WHAT TO PRODUCE ::
Each line that holds the word "code" should be returned.

DATA FOR THIS TASK ::
--------------------------------

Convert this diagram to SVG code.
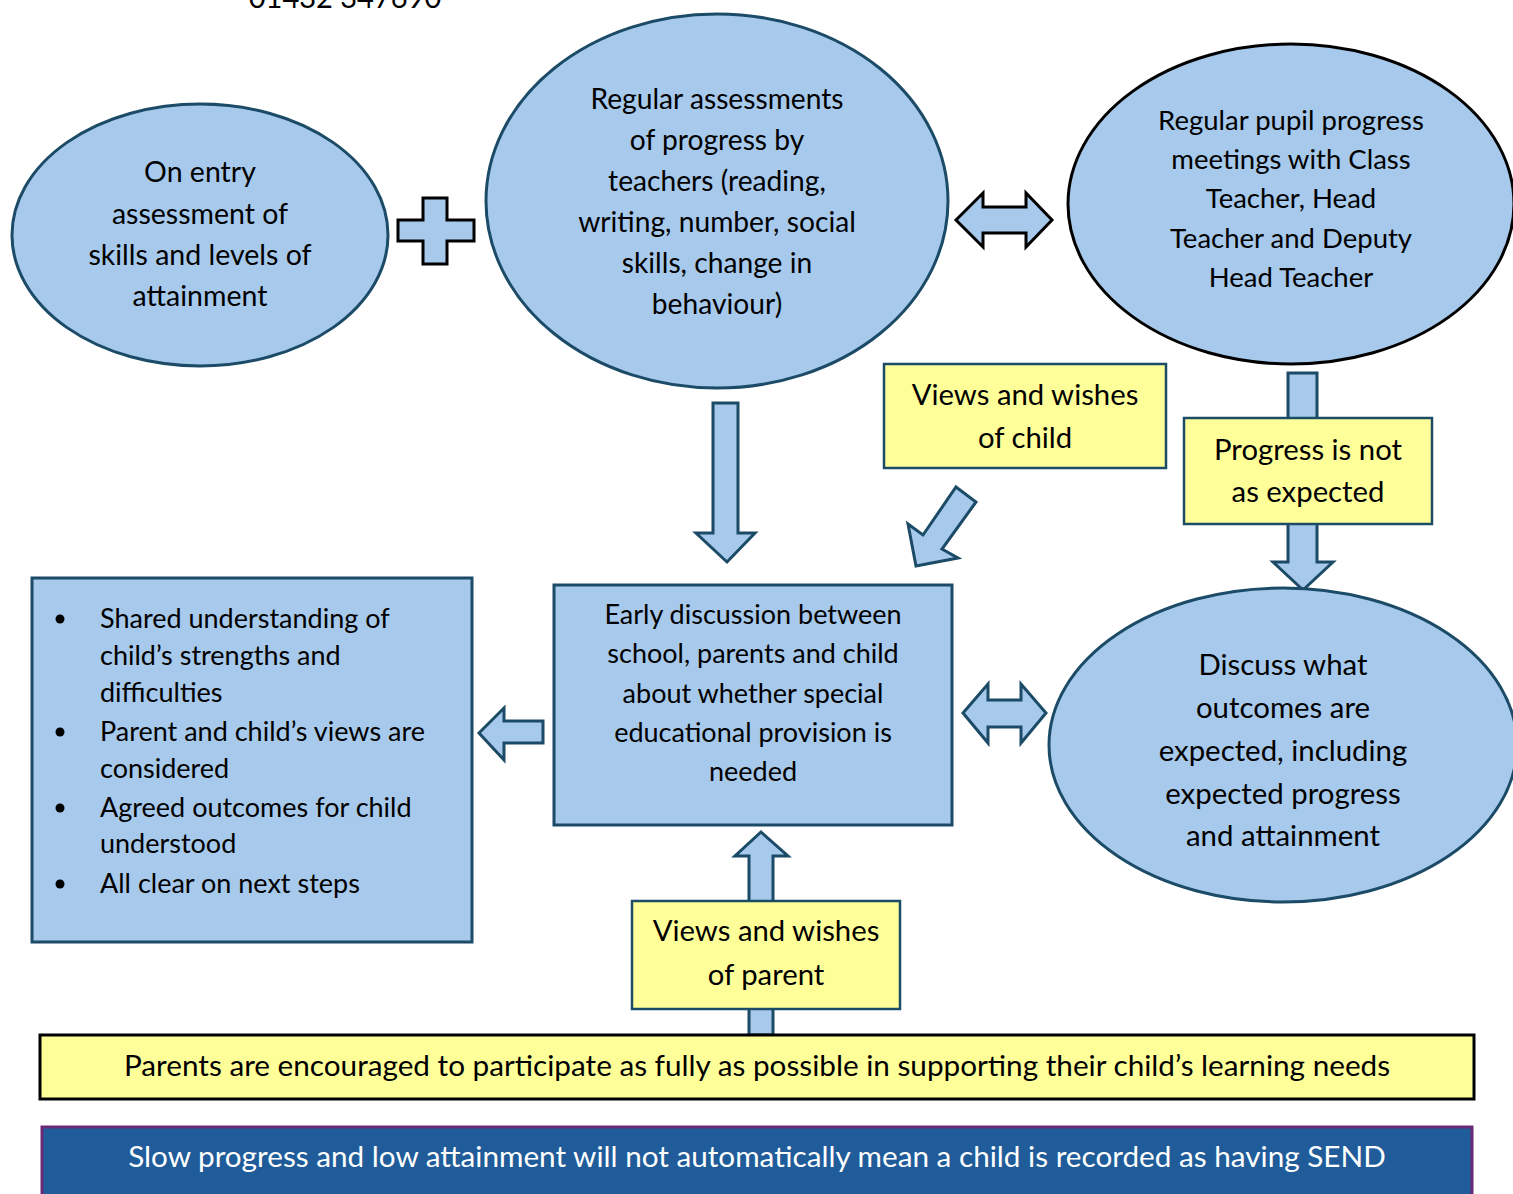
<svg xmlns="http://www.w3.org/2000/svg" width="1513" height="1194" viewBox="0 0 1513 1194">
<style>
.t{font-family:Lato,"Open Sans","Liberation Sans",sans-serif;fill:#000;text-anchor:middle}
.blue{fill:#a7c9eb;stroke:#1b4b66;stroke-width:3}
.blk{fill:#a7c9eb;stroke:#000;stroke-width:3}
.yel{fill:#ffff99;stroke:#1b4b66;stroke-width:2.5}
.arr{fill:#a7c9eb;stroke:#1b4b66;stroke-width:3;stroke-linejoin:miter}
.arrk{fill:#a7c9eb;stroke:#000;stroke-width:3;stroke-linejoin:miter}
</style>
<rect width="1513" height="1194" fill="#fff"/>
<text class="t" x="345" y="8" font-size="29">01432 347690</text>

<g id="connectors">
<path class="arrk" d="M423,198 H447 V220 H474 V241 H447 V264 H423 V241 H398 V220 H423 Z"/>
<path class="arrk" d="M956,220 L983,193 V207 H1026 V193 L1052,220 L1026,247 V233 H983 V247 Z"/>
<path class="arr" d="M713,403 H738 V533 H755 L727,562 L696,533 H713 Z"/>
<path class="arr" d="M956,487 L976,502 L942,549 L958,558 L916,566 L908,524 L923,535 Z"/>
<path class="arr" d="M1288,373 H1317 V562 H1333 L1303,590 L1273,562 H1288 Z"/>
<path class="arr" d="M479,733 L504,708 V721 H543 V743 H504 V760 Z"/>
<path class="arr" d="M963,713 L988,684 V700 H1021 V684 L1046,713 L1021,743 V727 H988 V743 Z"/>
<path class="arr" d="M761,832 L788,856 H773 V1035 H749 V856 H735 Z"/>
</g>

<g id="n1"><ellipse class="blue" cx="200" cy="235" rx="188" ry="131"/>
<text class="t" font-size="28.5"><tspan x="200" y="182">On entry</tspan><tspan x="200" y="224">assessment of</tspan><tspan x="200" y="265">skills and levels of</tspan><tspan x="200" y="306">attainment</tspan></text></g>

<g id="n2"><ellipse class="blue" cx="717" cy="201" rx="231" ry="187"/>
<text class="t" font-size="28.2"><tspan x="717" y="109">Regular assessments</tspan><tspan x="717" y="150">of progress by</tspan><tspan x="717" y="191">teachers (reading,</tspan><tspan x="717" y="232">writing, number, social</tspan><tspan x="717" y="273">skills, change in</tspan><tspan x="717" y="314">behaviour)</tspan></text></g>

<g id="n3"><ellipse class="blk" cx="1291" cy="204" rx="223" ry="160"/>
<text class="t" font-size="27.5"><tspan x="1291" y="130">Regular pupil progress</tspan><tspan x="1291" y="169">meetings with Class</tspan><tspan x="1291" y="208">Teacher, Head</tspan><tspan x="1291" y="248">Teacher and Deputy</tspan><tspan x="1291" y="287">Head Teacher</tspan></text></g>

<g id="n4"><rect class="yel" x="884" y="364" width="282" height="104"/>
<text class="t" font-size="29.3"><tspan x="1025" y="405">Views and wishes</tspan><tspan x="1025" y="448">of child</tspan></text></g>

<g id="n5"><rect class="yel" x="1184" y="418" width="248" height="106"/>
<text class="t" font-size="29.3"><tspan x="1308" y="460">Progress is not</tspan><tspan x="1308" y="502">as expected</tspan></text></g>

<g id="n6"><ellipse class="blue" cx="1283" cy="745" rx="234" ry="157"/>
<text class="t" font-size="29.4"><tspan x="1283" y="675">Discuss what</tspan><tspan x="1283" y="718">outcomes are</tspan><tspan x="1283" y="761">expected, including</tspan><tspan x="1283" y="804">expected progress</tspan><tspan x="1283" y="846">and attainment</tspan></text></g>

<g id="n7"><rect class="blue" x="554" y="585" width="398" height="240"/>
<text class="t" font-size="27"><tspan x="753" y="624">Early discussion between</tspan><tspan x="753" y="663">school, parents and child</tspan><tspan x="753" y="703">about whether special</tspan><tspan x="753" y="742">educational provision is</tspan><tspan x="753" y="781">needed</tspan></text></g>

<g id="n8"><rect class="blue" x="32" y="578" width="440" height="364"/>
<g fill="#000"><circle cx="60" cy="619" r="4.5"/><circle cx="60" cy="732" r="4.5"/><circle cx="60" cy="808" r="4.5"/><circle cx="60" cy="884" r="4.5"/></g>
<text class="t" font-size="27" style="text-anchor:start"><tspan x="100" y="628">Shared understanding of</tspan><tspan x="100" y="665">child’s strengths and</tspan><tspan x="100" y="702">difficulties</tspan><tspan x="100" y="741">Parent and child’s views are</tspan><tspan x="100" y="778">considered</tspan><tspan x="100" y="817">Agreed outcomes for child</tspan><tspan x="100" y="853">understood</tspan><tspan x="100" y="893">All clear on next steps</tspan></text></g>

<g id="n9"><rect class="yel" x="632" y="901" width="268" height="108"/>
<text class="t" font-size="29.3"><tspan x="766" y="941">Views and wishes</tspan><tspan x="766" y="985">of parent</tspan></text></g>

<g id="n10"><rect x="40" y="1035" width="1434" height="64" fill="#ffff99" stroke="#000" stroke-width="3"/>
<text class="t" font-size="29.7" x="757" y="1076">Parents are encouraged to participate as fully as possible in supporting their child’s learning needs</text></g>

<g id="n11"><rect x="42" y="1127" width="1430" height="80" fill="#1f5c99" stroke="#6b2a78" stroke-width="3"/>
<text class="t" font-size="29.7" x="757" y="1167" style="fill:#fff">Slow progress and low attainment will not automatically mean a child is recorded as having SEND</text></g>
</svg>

--------------------------------

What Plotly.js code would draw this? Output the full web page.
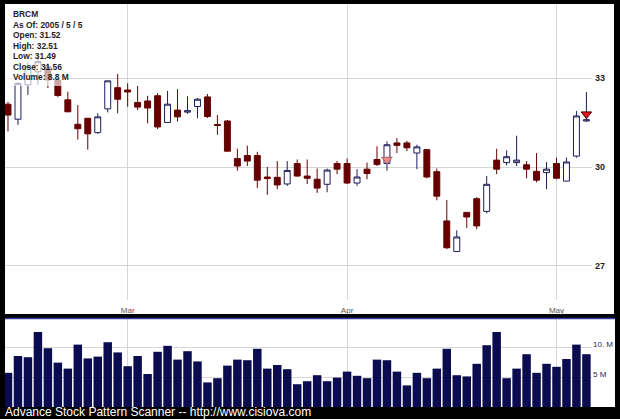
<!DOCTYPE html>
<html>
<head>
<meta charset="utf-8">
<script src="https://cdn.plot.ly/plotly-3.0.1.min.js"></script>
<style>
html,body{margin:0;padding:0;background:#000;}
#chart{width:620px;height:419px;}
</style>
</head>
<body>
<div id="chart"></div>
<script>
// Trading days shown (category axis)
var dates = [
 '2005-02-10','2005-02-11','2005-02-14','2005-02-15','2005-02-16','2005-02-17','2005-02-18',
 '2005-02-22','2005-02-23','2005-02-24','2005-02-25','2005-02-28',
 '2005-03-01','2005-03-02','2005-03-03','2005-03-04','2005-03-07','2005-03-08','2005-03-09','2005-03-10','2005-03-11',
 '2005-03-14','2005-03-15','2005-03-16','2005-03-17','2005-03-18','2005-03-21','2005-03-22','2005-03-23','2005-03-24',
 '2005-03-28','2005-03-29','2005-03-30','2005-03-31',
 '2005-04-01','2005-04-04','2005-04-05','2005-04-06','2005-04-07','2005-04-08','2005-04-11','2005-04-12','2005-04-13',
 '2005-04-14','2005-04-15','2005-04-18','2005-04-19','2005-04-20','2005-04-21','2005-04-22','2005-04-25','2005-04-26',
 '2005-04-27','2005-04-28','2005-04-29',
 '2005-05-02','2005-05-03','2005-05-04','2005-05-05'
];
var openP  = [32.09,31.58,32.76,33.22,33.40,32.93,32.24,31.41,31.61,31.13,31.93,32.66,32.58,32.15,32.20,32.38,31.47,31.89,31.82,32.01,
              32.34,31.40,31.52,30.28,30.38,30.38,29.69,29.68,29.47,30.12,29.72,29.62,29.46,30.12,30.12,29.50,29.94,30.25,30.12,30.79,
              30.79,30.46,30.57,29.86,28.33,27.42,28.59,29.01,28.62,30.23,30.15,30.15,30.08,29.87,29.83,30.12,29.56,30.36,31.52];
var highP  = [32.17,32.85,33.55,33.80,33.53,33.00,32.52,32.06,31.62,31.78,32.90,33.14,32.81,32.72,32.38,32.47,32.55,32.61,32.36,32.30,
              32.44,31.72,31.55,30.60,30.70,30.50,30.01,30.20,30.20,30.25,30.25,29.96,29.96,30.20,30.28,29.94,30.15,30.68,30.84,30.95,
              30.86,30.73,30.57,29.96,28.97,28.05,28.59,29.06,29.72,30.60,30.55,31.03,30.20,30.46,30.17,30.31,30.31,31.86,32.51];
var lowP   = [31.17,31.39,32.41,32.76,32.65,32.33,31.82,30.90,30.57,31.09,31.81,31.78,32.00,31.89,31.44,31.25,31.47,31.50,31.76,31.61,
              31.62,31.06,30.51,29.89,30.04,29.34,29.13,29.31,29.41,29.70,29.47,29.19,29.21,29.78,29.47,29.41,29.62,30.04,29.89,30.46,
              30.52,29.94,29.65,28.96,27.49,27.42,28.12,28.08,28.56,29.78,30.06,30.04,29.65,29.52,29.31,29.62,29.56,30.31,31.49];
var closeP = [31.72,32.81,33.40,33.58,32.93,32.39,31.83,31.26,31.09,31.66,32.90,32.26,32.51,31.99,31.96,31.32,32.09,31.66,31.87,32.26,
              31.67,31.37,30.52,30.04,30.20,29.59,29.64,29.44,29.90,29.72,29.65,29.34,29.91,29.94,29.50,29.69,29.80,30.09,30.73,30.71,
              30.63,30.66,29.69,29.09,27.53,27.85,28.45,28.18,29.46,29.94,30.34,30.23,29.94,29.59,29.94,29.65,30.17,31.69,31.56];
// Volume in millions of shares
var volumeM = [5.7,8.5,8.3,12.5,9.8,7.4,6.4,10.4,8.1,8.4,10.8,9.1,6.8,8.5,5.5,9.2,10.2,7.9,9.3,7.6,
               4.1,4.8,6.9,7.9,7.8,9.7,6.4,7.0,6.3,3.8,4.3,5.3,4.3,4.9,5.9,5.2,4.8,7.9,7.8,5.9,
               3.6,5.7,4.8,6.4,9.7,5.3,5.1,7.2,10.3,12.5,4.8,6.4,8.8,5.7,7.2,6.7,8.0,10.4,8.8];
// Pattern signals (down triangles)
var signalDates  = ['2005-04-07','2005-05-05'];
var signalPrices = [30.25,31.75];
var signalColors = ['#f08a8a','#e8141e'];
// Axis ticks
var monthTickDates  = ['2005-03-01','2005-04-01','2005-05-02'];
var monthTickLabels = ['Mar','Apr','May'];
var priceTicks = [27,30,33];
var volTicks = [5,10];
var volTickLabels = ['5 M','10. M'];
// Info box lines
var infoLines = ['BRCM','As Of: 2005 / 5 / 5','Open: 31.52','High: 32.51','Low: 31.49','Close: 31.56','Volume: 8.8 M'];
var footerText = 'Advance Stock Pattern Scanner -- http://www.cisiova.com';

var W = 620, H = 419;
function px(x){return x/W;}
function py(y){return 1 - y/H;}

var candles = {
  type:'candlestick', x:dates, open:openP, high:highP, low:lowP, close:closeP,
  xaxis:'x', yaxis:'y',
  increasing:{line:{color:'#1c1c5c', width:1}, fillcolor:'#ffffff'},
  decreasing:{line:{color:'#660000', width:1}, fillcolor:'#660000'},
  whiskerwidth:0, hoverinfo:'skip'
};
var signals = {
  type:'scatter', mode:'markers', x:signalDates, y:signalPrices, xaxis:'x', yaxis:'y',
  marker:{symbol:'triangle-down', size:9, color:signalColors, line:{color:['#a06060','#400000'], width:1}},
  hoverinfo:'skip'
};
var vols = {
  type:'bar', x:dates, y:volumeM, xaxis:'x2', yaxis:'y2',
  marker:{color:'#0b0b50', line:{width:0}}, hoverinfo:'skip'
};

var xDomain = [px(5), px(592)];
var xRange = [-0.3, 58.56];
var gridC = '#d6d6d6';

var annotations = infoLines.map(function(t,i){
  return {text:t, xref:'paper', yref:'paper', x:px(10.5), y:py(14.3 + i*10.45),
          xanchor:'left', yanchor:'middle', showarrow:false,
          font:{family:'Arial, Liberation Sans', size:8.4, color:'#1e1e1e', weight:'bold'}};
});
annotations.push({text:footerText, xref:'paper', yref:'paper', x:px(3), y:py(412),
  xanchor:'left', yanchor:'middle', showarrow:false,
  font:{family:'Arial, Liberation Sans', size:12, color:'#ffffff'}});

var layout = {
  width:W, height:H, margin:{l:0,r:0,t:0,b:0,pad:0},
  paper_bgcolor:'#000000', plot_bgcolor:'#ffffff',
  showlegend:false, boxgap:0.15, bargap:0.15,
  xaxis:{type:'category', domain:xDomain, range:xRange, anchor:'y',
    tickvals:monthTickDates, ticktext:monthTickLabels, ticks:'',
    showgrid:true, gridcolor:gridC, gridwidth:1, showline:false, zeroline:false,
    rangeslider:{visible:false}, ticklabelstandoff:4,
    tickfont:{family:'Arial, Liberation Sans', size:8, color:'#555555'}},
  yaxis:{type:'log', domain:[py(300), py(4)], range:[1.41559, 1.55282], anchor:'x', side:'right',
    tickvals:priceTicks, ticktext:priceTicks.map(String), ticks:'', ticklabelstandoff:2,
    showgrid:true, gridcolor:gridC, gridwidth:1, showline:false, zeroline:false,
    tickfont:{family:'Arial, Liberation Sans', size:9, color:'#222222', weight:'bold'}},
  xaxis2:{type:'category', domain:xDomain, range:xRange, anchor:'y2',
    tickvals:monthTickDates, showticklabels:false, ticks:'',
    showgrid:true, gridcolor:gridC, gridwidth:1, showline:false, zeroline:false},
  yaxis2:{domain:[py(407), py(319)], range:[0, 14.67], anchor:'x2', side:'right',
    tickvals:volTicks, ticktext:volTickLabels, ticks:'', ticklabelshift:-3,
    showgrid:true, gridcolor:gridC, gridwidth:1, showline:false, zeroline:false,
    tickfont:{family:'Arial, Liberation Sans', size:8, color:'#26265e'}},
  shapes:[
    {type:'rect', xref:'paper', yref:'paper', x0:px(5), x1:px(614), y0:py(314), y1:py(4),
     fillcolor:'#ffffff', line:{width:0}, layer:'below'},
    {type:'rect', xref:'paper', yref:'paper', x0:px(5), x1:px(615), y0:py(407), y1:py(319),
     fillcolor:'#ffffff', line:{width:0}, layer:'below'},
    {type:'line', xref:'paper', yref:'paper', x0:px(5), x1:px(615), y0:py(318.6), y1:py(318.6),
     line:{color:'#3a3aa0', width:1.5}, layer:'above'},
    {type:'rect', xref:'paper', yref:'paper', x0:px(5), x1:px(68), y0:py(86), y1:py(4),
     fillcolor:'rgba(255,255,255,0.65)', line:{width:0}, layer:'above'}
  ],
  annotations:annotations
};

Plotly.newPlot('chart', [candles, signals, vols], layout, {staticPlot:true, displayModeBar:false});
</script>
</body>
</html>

--------------------------------

FULL SOLUTION ::
Convert this diagram to SVG code.
What Plotly.js code would draw this? Output the full web page.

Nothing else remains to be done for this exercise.